Thunderstorms rock Travel Convention – and we’re not just talking about the weather
On Holiday Group chief executive Steve Endacott laid into ABTA’s stance on reforms to the EU package travel directive on stage at the Travel Convention days after publicly slamming the Association in his blogpost.
Endacott said he’d had no choice but to make his grievance public because of what he saw as ABTA’s unwillingness to oppose plans in Brussels to make agents shoulder responsibility for consumer protection.
He accused ABTA of being weighted towards operators and claimed its acceptance that agents selling dynamic packages – including the online travel agents – would have to offer consumers more protection was "highly dangerous".
Endacott said ABTA had formed its stance based on the fact that 85% of members responding to a consultation on PTD reform in 2009 said they would like greater consumer protection, but he said their response was based on the assumption that airline holiday bookings would have been included in legislation by the time the reforms kicked in. In fact, airline bookings remain outside Flight Plus and the PTD.
"I don’t believe ABTA has a mandate from their membership," he said. "They should go back to members and ask them if they are willing to go in if airlines aren’t in."
Endacott said the EU proposals would create an uneven playing field with agents unable to compete with airlines and websites offering click-through bookings, which EU bureaucrats have so far failed to find a way to incorporate into the Directive.
Endacott had the backing on stage of Chris Photi , a senior partner at travel accountants Whitehart Associates, who said that as things stand agents risk losing a sixth of their margins in VAT as, if the EU does away with the agency model and treats them as principles for the purpose of consumer protection, HMRC will decide they should pay VAT under the tour operators margins scheme (TOMS).
However, Photi said ABTA was not the right body to lobby on behalf of agents against the changes; he suggested they take their fight direct to the UK government.
Endacott indicated – but did not say outright – that he had the support of most other OTAs and Barrhead Travel, and Travel Counsellors chairman David Speakman, a non-ABTA member, has publicly backed his stance.
He said that OTAs wouldn’t leave ABTA – we mustn’t sulk, he said – but added that they were in the process of creating their own lobby group to battle for the right to keep the Flight Plus model for travel agents in the UK. "It is time to wake up guys and fight the fight now," he said.
Endacott said it wasn’t just about avoiding VAT liability – although he said he was concerned that if online travel agents lost their agency status, HMRC would "slam them with a 20% VAT bill – he claimed he was just as concerned about the possibility that the EU was proposing to make agents share responsibility for health and safety with tour operators. "We have over 200,000 hotels and it is impractical for us to do a health and safety audit of every one. Individual hotels should have a certificate that shows they have been checked for Health and Safety."

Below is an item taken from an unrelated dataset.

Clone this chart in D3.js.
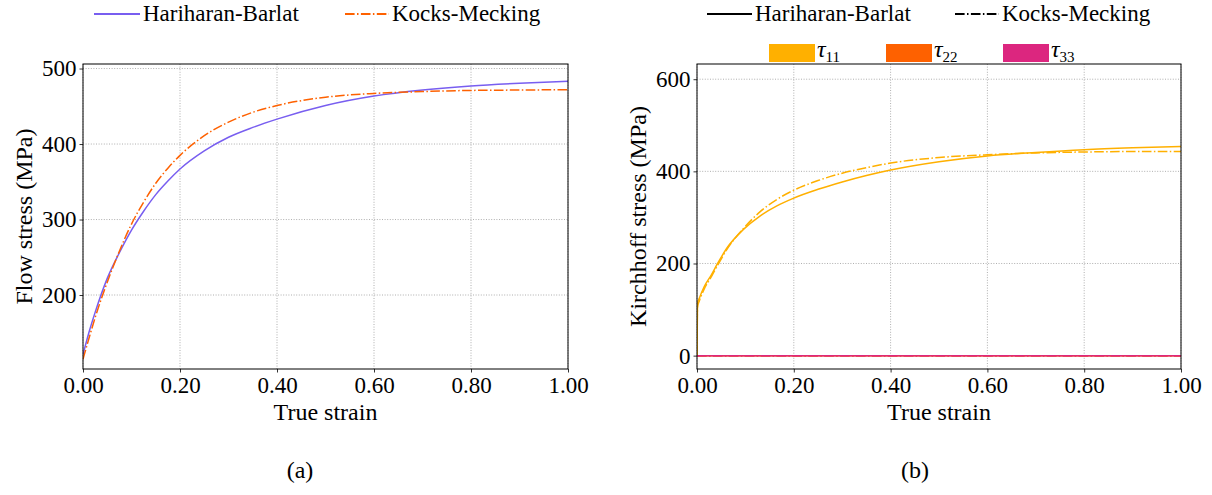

He said the EU’s proposals would make booking through an agent so expensive that people would stop going to travel agents and start putting together independent trips, which would result in less – not more – protection.
ABTA head of public relations Luke Pollard, who has been having monthly meetings in Brussels, stressed no-one knows what will be included in the revised PTD until the proposals are published in the first quarter of 2013. So far, he’s received only "hints" he said. However, Endacott insisted agents couldn’t afford to wait for the proposals before deciding to act. "When the EU comes back with its proposals we will have a very short window to react. We need to mobilise agents now. I don’t accept the EU should tell UK agents what to do when we have a system that works.
"ABTA is going in a direction that is highly dangerous for OTAs," he said.
However, ABTA chairman John McEwan today dismissed Endacott’s earlier proposal that ABTA should have a referendum on the PTD reforms. "I don’t agree with that," he said. "You can consult heavily with members but you can’t run an association with a referendum.
"We will engage with the membership through roadshows to make sure we have a full picture of what members are feeling, then the Board will go back to Europe to represent the interests of the whole membership.
"We have not backed away from preserving the agency business model, we have said agency status should be preserved." McEwan said ABTA was taking advice from specialists on the VAT implications for members if this was lost.
ABTA head of legal and member services Simon Bunce agreed that it was important that retailers maintained their agency status. "Making airlines responsible for the ash cloud was not a proportionate response (by the EU) and making agents responsible for an ash cloud certainly would not be a proportionate response," he said.
Andy Cooper, Thomas Cook Group director of government and external affairs, said agents and operators agreed on 95% of the issues raised by the reforms. "We should unite and agree on the core principles," he said.